Today's uber-wired teens aren't so lucky, according to a recent survey of 13 to 18-year-olds conducted for apparel company Liz Claiborne Inc.
One in three said they get as many as 30 hourly mobile phone text messages from a boyfriend or girlfriend wanting to know where they are, what they're doing or who they're with.
Nearly one in four reported hourly contact with a partner via cell phone or text messages between midnight and 5 a.m. Computers also are used as tools to control, harass or humiliate, the teen respondents said.
Just over 70 percent said rumor spreading by boyfriends or girlfriends on mobile phones or online social networking sites, such as News Corp.'s popular MySpace.com, is a serious problem.
Nearly the same percentage of teens said sharing private or embarrassing pictures or videos via cell phone or computers represented serious trouble.
Where Sledge's parents couldn't help but notice their home phone ringing off the hook, nearly 70 percent of today's teens surveyed said their parents have no clue that the high-tech gadgets they provided in an effort to keep their offspring safe were being used by peers for psychological or physical warfare.
That's something Sledge and others are working to change.
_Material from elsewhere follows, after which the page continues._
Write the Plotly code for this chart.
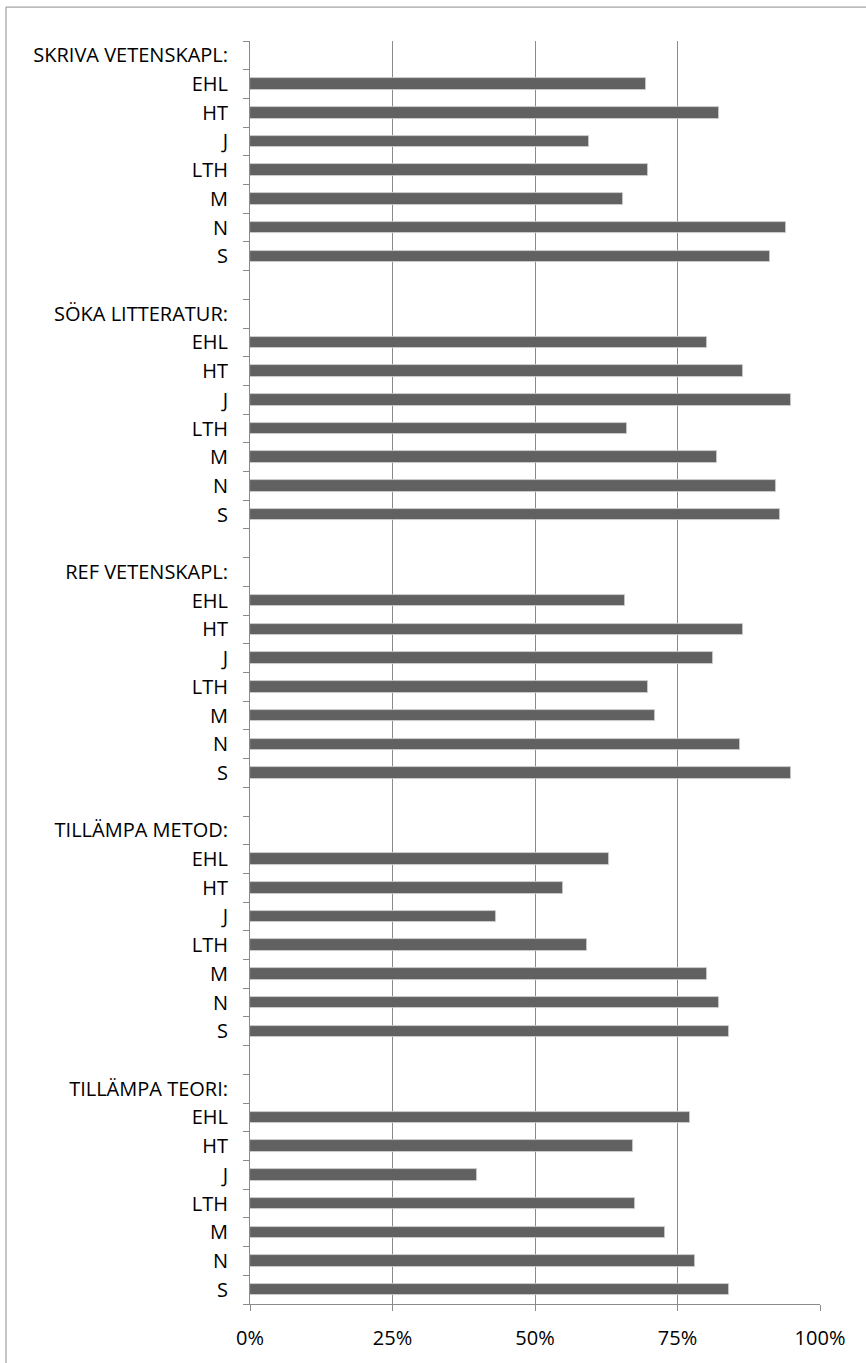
import plotly.graph_objects as go

groups = ["SKRIVA VETENSKAPL:", "SÖKA LITTERATUR:", "REF VETENSKAPL:",
          "TILLÄMPA METOD:", "TILLÄMPA TEORI:"]
units = ["EHL", "HT", "J", "LTH", "M", "N", "S"]

skriva = [0.694, 0.823, 0.594, 0.698, 0.655, 0.940, 0.912]
soka = [0.801, 0.865, 0.949, 0.661, 0.820, 0.923, 0.929]
ref = [0.658, 0.865, 0.812, 0.698, 0.711, 0.859, 0.949]
metod = [0.630, 0.549, 0.432, 0.591, 0.801, 0.823, 0.840]
teori = [0.772, 0.672, 0.398, 0.675, 0.728, 0.781, 0.840]
series = [skriva, soka, ref, metod, teori]

x_ticks = [0, 0.25, 0.5, 0.75, 1.0]
x_labels = ["0%", "25%", "50%", "75%", "100%"]

# build row layout: header row, unit rows, blank row between groups
rows_y, rows_x = [], []
tick_pos, tick_text = [], []
row = 0
for gi, (g, vals) in enumerate(zip(groups, series)):
    tick_pos.append(row)
    tick_text.append(g)
    row += 1
    for u, v in zip(units, vals):
        tick_pos.append(row)
        tick_text.append(u)
        rows_y.append(row)
        rows_x.append(v)
        row += 1
    if gi < len(groups) - 1:
        row += 1
n_rows = row

GRID = "#8a8a8a"
FONT = "Open Sans"
FS = 20

fig = go.Figure()
fig.add_trace(go.Bar(
    x=rows_x, y=rows_y, orientation="h", width=0.4,
    marker=dict(color="#616161", line=dict(color="#d4d4d4", width=0.8)),
    hoverinfo="x", showlegend=False,
))
# invisible trace to activate the boundary-tick axis
fig.add_trace(go.Scatter(x=[None], y=[None], yaxis="y2", showlegend=False))

yrange = [n_rows - 0.5, -0.5]
fig.update_layout(
    width=866, height=1363,
    margin=dict(l=250, r=46, t=41, b=56),
    paper_bgcolor="white", plot_bgcolor="white",
    font=dict(family=FONT, size=FS, color="#000000"),
    xaxis=dict(range=[0, 1], tickvals=x_ticks, ticktext=x_labels,
               showgrid=True, gridcolor=GRID, gridwidth=1,
               showline=True, linecolor=GRID, linewidth=1,
               ticks="outside", ticklen=6, tickcolor=GRID,
               ticklabelstandoff=10,
               zeroline=False, tickfont=dict(size=FS, family=FONT),
               fixedrange=True),
    yaxis=dict(range=yrange, tickvals=tick_pos, ticktext=tick_text,
               showgrid=False, zeroline=False,
               showline=True, linecolor=GRID, linewidth=1,
               ticks="", ticklen=0, ticklabelstandoff=17,
               tickfont=dict(size=FS, family=FONT), fixedrange=True),
    yaxis2=dict(range=yrange, overlaying="y", side="left",
                tickvals=[i - 0.5 for i in range(n_rows + 1)],
                showticklabels=False, showgrid=False, zeroline=False,
                showline=False, ticks="outside", ticklen=6, tickcolor=GRID,
                fixedrange=True),
    bargap=0,
    shapes=[
        dict(type="line", xref="paper", yref="paper",
             x0=(6 - 250) / 570, x1=(870 - 250) / 570,
             y0=1 + 34 / 1266, y1=1 + 34 / 1266,
             line=dict(color="#8c8c8c", width=1)),
        dict(type="line", xref="paper", yref="paper",
             x0=(6 - 250) / 570, x1=(6 - 250) / 570,
             y0=1 + 34 / 1266, y1=-60 / 1266,
             line=dict(color="#8c8c8c", width=1)),
    ],
)

fig.write_html("out.html", config={"displayModeBar": False},
               post_script="document.body.style.margin='0';")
Sledge is a member of a teen task force set up by Liz Claiborne, which partnered with the National Domestic Violence Hotline to create www.loveisrespect.org, a national teen dating abuse helpline launched earlier this month.
The importance of such efforts was underscored this week after a federal judge in Texas dismissed a high-profile lawsuit brought against MySpace by the family of a teenage girl who was sexually assaulted by a 19-year-old man she met on popular social networking site.
One New York City mother got a chilling first-hand view of the problem after her teenage daughter's friends posted a picture of her in a bathing suit on MySpace.com.
Her daughter found it funny and tried to brush off her mom's concerns, begging her not to call the other parents, even after the post attracted responses that appeared to come from adult men.
The concerned mom, who asked not to be identified, said she pulled down the MySpace posting, only to find that her daughter opened a new MySpace account two months later that included enough personal information for anyone to physically locate her.
"Perfectly good parents who have a lot of communication with their kids are having problems with this. It's very scary. Teenagers cannot assess risk. Getting into serious trouble happens to other people and not to them," she warned.